Similar technology spawned embryo transfer (ET)…in which an animal is bred, then later the eggs are ‘flushed’, separated and implanted in surrogate females, or recipients. This might be of use for a valuable female – allowing from one ‘flush’ perhaps four or five eggs – which would all be full siblings, divided and implanted in four or five females. In this way one cow might have five calves born in one year, all offspring that are full siblings. They carry no genetic material from the recipient, who simply serves as a surrogate – a means to give birth to the embryo.
Cloning, much in the news, involves taking those microscopic eggs flushed from an animal and removing the DNA from them. Cells grown from tissue give DNA to a valuable animal and his/her DNA is inserted into the egg, creating an embryonic ‘twin’ of the donor. If five are produced and born this would not be offspring of the cow but rather sisters to her with identical DNA. There is nothing changed about the animal – it simply reproduces itself. This technology could be of use for endangered livestock breeds, or animals with very outstanding traits. In cases like “Scamper”, a world champion barrel racing gelding, his ability to reproduce was removed when he was neutered. In August of 2006 “Clayton”, his clone, was born – through Clayton Scamper’s abilities as a barrel racer are able to be passed on to breed mares even though Scamper himself was not able to do so. Clones do not necessarily have the same markings – five Ayrshire cows won’t have the same exact spots – but they DO share other traits. Cloning, being a new technology, is still very expensive and difficult. A cow might cost $20,000 to produce – horses are said to be nearer $150,000. You can be assured that a $20,000 calf is not going to be sold for 75cents per pound as hamburger. However, if there are five bulls with superior traits for muscle (which translates to meat) their offspring would be likely to enter the food chain, as would the milk from cloned dairy animals.

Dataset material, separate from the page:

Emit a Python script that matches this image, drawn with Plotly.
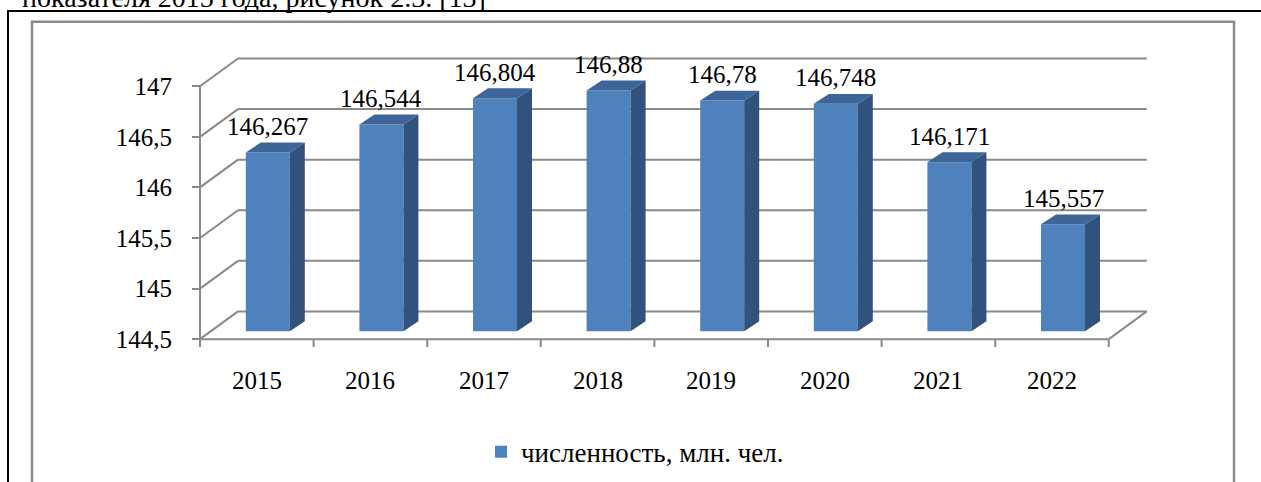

Transgenic takes things further still, inserting a gene trait for a specific thing into the egg. For example, a trait might be a protein from humans in the milk that assists with human medical issues. http://www.transgenics.com/products/questions.html provides more detailed answers to how these are used.
Hybrid is another misunderstood term – more commonly in livestock called crossbred. One breed crossed to another is a hybrid as is creatures like the beefalo (produced by crossing bison and cattle) and mule (donkey and horse cross). “Hybrid vigor” is a term when the offspring combine the best qualities from both parents. An example might be crossing a Holstein (for milk production volume) with a Brown Swiss (for protein) to produce a cow who has a higher amount of protein and more milk then the parents.
Each of these methods can have a place in agriculture and livestock production. Some of these methods have been responsible for making US animals among the most productive in the world. It has spread good genetics further than otherwise possible and produced proteins in higher volumes for medical treatments. While the possibility for abuse exists, the probability of advances are good. A balance is important.